# Backyard vegetable garden



## corneliani (Apr 2, 2019)

Still working on wrapping up the last of the details but this beast of a garden is finally a reality. Whew!


----------



## bp2878 (Feb 13, 2019)

Very nice! What do you plan to grow on the arch?


----------



## corneliani (Apr 2, 2019)

The main idea behind that trellis was for the cucumbers (our family loooves pickling!) but also peas, winter squash, ... and whatever else needs room to run! This is actually grandmas (my mom) backyard and, being a big family, It's kind of our family garden .. at grandmas house. She was never the type to focus on aesthetics in her garden though... it's always been chain-linked fences and wooden stakes every which way. If she only knew how much money I spent on this project she'd say it's unnecessary. 

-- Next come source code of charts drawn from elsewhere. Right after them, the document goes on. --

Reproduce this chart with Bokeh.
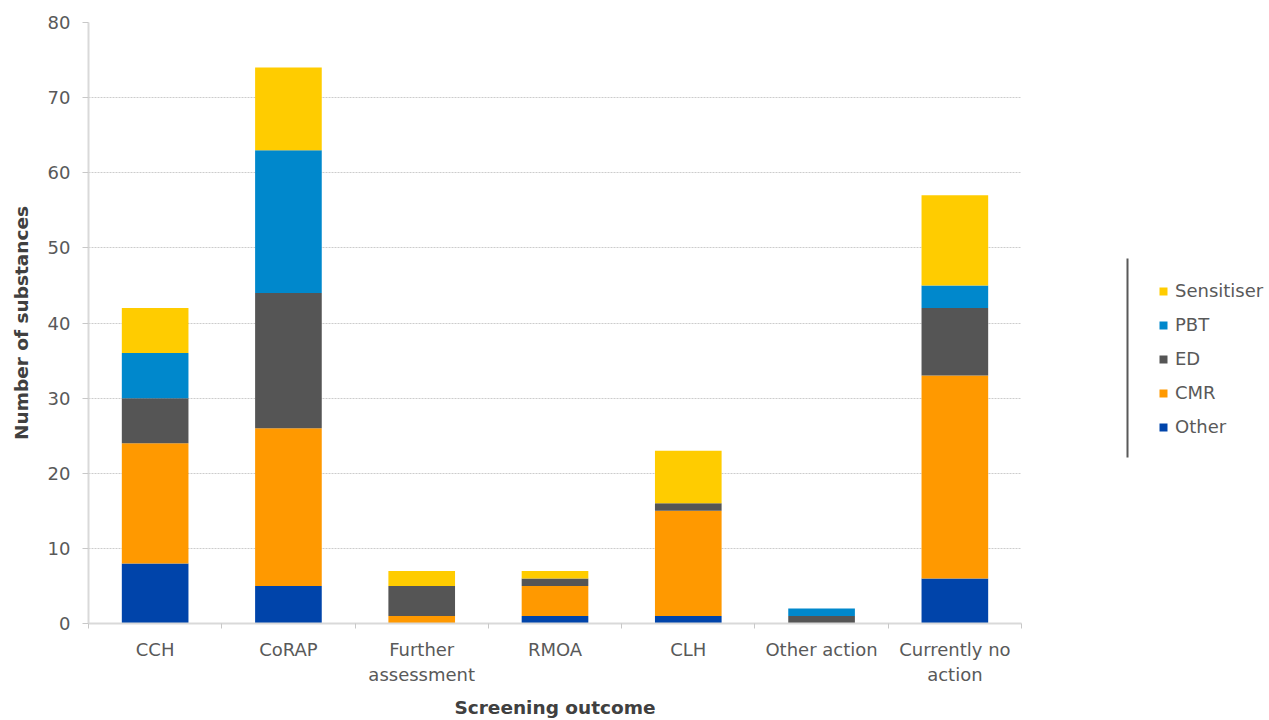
from bokeh.plotting import figure
from bokeh.layouts import row
from bokeh.models import ColumnDataSource, FixedTicker, Legend, LegendItem, Range1d
from bokeh.embed import file_html
from bokeh.resources import INLINE

# Screening outcomes and number of substances per concern group
outcomes = ["CCH", "CoRAP", "Further\nassessment", "RMOA", "CLH",
            "Other action", "Currently no\naction"]
other = [8, 5, 0, 1, 1, 0, 6]
cmr = [16, 21, 1, 4, 14, 0, 27]
ed = [6, 18, 4, 1, 1, 1, 9]
pbt = [6, 19, 0, 0, 0, 1, 3]
sensitiser = [6, 11, 2, 1, 7, 0, 12]

groups = ["Other", "CMR", "ED", "PBT", "Sensitiser"]
colors = ["#0044aa", "#ff9900", "#555555", "#0088cc", "#ffcc00"]
y_ticks = [0, 10, 20, 30, 40, 50, 60, 70, 80]

FONT = "DejaVu Sans"
LABEL_GREY = "#595959"
TITLE_GREY = "#404040"

BORDER_TOP = 22
BORDER_BOTTOM = 97
HEIGHT = 720

centers = [i + 0.5 for i in range(len(outcomes))]
source = ColumnDataSource(data=dict(
    x=centers, Other=other, CMR=cmr, ED=ed, PBT=pbt, Sensitiser=sensitiser))

p = figure(width=1050, height=HEIGHT, output_backend="svg", toolbar_location=None,
           x_range=Range1d(0, len(outcomes)), y_range=Range1d(y_ticks[0], y_ticks[-1]),
           min_border_left=88, min_border_right=29, min_border_top=BORDER_TOP,
           min_border_bottom=BORDER_BOTTOM)
p.outline_line_color = None

p.vbar_stack(groups, x="x", width=0.5, color=colors, line_color=None, source=source)

# x axis: labels under each bar, small ticks between categories
xa = p.xaxis[0]
xa.ticker = FixedTicker(ticks=centers, minor_ticks=list(range(len(outcomes) + 1)))
xa.major_label_overrides = {c: lab for c, lab in zip(centers, outcomes)}
xa.major_tick_line_color = None
xa.major_tick_out = 0
xa.major_tick_in = 0
xa.minor_tick_line_color = "#c8c8c8"
xa.minor_tick_out = 5
xa.minor_tick_in = 0
xa.axis_line_color = "#d9d9d9"
xa.axis_line_width = 2
xa.major_label_standoff = 10
xa.major_label_text_font = FONT
xa.major_label_text_font_size = "18px"
xa.major_label_text_color = LABEL_GREY
xa.axis_label = "Screening outcome"
xa.axis_label_text_font = FONT
xa.axis_label_text_font_size = "18.5px"
xa.axis_label_text_font_style = "bold"
xa.axis_label_text_color = TITLE_GREY
xa.axis_label_standoff = 9

ya = p.yaxis[0]
ya.ticker = FixedTicker(ticks=y_ticks, minor_ticks=[])
ya.major_tick_line_color = "#c8c8c8"
ya.major_tick_out = 6
ya.major_tick_in = 0
ya.axis_line_color = "#d9d9d9"
ya.axis_line_width = 2
ya.major_label_standoff = 12
ya.major_label_text_font = FONT
ya.major_label_text_font_size = "18px"
ya.major_label_text_color = LABEL_GREY
ya.axis_label = "Number of substances"
ya.axis_label_text_font = FONT
ya.axis_label_text_font_size = "18.5px"
ya.axis_label_text_font_style = "bold"
ya.axis_label_text_color = TITLE_GREY
ya.axis_label_standoff = 13

p.xgrid.grid_line_color = None
p.ygrid.grid_line_color = "#cccccc"
p.ygrid.grid_line_dash = "2 1"
p.ygrid.grid_line_width = 1

# Legend panel on the right, with a vertical rule on its left side.
# Its y range is in pixels measured up from the bottom of the frame.
frame_h = HEIGHT - BORDER_TOP - BORDER_BOTTOM
leg = figure(width=219, height=HEIGHT, output_backend="svg", toolbar_location=None,
             x_range=Range1d(0, 219), y_range=Range1d(0, frame_h),
             x_axis_type=None, y_axis_type=None,
             min_border_left=0, min_border_right=0,
             min_border_top=BORDER_TOP, min_border_bottom=BORDER_BOTTOM)
leg.outline_line_color = None
leg.xgrid.grid_line_color = None
leg.ygrid.grid_line_color = None
leg.segment(x0=[77], y0=[166], x1=[77], y1=[365], line_color="#595959", line_width=2)

# hidden copies of the stacked bars supply the legend swatches
swatch_renderers = leg.vbar_stack(groups, x="x", width=0.5, color=colors,
                                  line_color=None, source=source)
for r in swatch_renderers:
    r.visible = False
by_group = dict(zip(groups, swatch_renderers))
items = [LegendItem(label=g, renderers=[by_group[g]]) for g in reversed(groups)]
legend = Legend(items=items, location=(108, 186), glyph_width=10, glyph_height=10,
                label_height=20, spacing=13, padding=0, margin=0,
                label_standoff=7, border_line_color=None, background_fill_alpha=0,
                inactive_fill_alpha=0,
                label_text_font=FONT, label_text_font_size="18px",
                label_text_color=LABEL_GREY)
leg.add_layout(legend)

layout = row(p, leg, spacing=0)
open("out.html", "w").write(file_html(layout, INLINE))
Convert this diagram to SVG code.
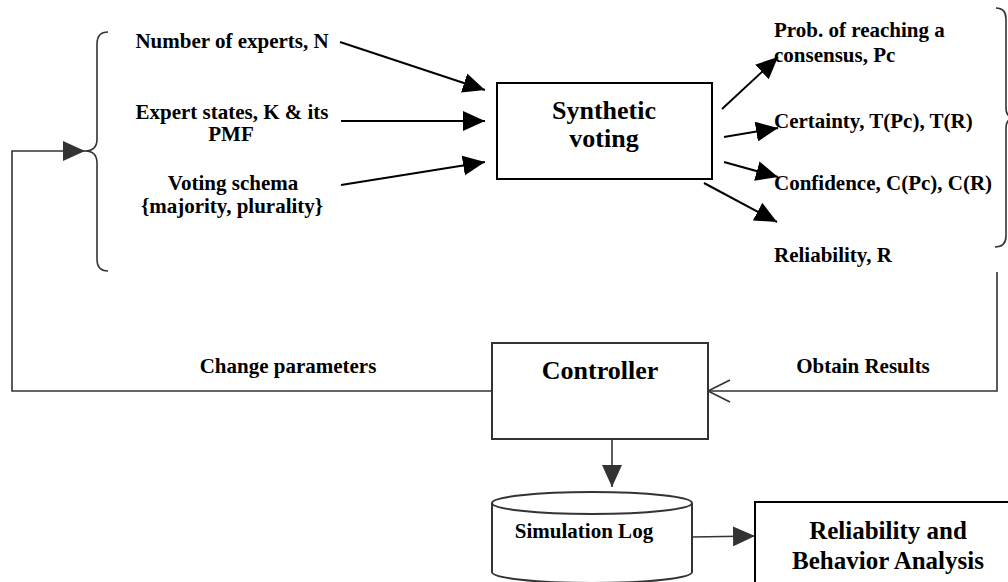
<svg xmlns="http://www.w3.org/2000/svg" width="1008" height="582" viewBox="0 0 1008 582">
<style>
  text { font-family: "Liberation Serif", "Times New Roman", serif; font-weight: bold; fill: #000; }
  .s { font-size: 21px; }
  .b { font-size: 26px; }
  .box { fill: #fff; stroke: #000; stroke-width: 2; }
  .box2 { fill: #fff; stroke: #333; stroke-width: 2; }
  .ln { fill: none; stroke: #000; stroke-width: 2; }
  .ln2 { fill: none; stroke: #333; stroke-width: 1.6; }
</style>
<defs>
  <marker id="ah" markerUnits="userSpaceOnUse" markerWidth="22" markerHeight="20" refX="22" refY="10" orient="auto">
    <path d="M0,0 L22,10 L0,20 z" fill="#000"/>
  </marker>
  <marker id="ah2" markerUnits="userSpaceOnUse" markerWidth="22" markerHeight="20" refX="22" refY="10" orient="auto">
    <path d="M0,0 L22,10 L0,20 z" fill="#333"/>
  </marker>
  <marker id="oa" markerUnits="userSpaceOnUse" markerWidth="24" markerHeight="24" refX="23" refY="12" orient="auto" overflow="visible">
    <path d="M1,1 L23,12 L1,23" fill="none" stroke="#333" stroke-width="1.6"/>
  </marker>
</defs>

<g id="connectors">
  <!-- inputs -->
  <line class="ln" x1="340" y1="42" x2="485" y2="90" marker-end="url(#ah)"/>
  <line class="ln" x1="341" y1="121" x2="485" y2="121" marker-end="url(#ah)"/>
  <line class="ln" x1="341" y1="185" x2="485" y2="162" marker-end="url(#ah)"/>
  <!-- outputs -->
  <line class="ln" x1="722" y1="109" x2="778" y2="57" marker-end="url(#ah)"/>
  <line class="ln" x1="724" y1="137" x2="778" y2="128" marker-end="url(#ah)"/>
  <line class="ln" x1="724" y1="162" x2="778" y2="177" marker-end="url(#ah)"/>
  <line class="ln" x1="704" y1="183" x2="777" y2="222" marker-end="url(#ah)"/>
  <!-- braces -->
  <path class="ln2" d="M108,32 Q97,32 97,44 L97,139 Q97,151 85,151 Q97,151 97,163 L97,259 Q97,271 108,271"/>
  <path class="ln2" d="M996,8 Q1006,8 1006,19 L1006,108 Q1006,118 1016,118 Q1006,118 1006,128 L1006,236 Q1006,247 995,247"/>
  <!-- feedback: change parameters -->
  <path class="ln2" d="M492,391 L12,391 L12,151 L85,151" marker-end="url(#ah2)"/>
  <!-- obtain results -->
  <path class="ln2" d="M997,272 L997,391 L708,391" marker-end="url(#oa)"/>
  <!-- controller to log -->
  <line class="ln2" x1="612" y1="439" x2="612" y2="487" marker-end="url(#ah2)"/>
  <!-- log to analysis -->
  <line class="ln2" x1="692" y1="537" x2="755" y2="536" marker-end="url(#ah2)"/>
</g>

<g id="inputs">
  <text class="s" x="232" y="48" text-anchor="middle">Number of experts, N</text>
  <text class="s" x="232" y="119" text-anchor="middle">Expert states, K &amp; its</text>
  <text class="s" x="231" y="141" text-anchor="middle">PMF</text>
  <text class="s" x="233" y="190" text-anchor="middle">Voting schema</text>
  <text class="s" x="232" y="213" text-anchor="middle">{majority, plurality}</text>
</g>

<g id="synthetic-voting">
  <rect class="box" x="497" y="83" width="215" height="96"/>
  <text class="b" x="604" y="119" text-anchor="middle">Synthetic</text>
  <text class="b" x="604" y="147" text-anchor="middle">voting</text>
</g>

<g id="outputs">
  <text class="s" x="774" y="37">Prob. of reaching a</text>
  <text class="s" x="774" y="62">consensus, Pc</text>
  <text class="s" x="774" y="128">Certainty, T(Pc), T(R)</text>
  <text class="s" x="774" y="190">Confidence, C(Pc), C(R)</text>
  <text class="s" x="774" y="262">Reliability, R</text>
</g>

<g id="labels">
  <text class="s" x="288" y="373" text-anchor="middle">Change parameters</text>
  <text class="s" x="863" y="373" text-anchor="middle">Obtain Results</text>
</g>

<g id="controller">
  <rect class="box2" x="492" y="343" width="216" height="96"/>
  <text class="b" x="600" y="379" text-anchor="middle">Controller</text>
</g>

<g id="simulation-log">
  <path class="box2" d="M492,503 L492,572 A100,11 0 0 0 692,572 L692,503"/>
  <ellipse class="box2" cx="592" cy="503" rx="100" ry="11"/>
  <text class="s" x="584" y="538" text-anchor="middle">Simulation Log</text>
</g>

<g id="analysis">
  <rect x="755" y="502" width="270" height="100" fill="#fff" stroke="#000" stroke-width="2"/>
  <text x="888" y="539" text-anchor="middle" style="font-size:25px">Reliability and</text>
  <text x="888" y="569" text-anchor="middle" style="font-size:25px">Behavior Analysis</text>
</g>
</svg>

Next project is to tackle that 'smokehouse' dad built back there. I don't see anything we can do but demo & rebuild. A combo smokehouse/shed/greenhouse concept would be nice! Would need to run some water & electricity and she'll be golden.
This is something that caught my eye, maybe as a 8x16'. Love the large windows that can allow light & heat to get her seeds started, etc.. and those window boxes would be heavenly.


----------



## kalcormier (May 9, 2021)

Is that a prefab or you are going to diy? If prefab, from where?


----------



## BobLovesGrass (Jun 13, 2020)

I picked up half a dozen of those cattle panels myself this year, really think they are going to be great.


----------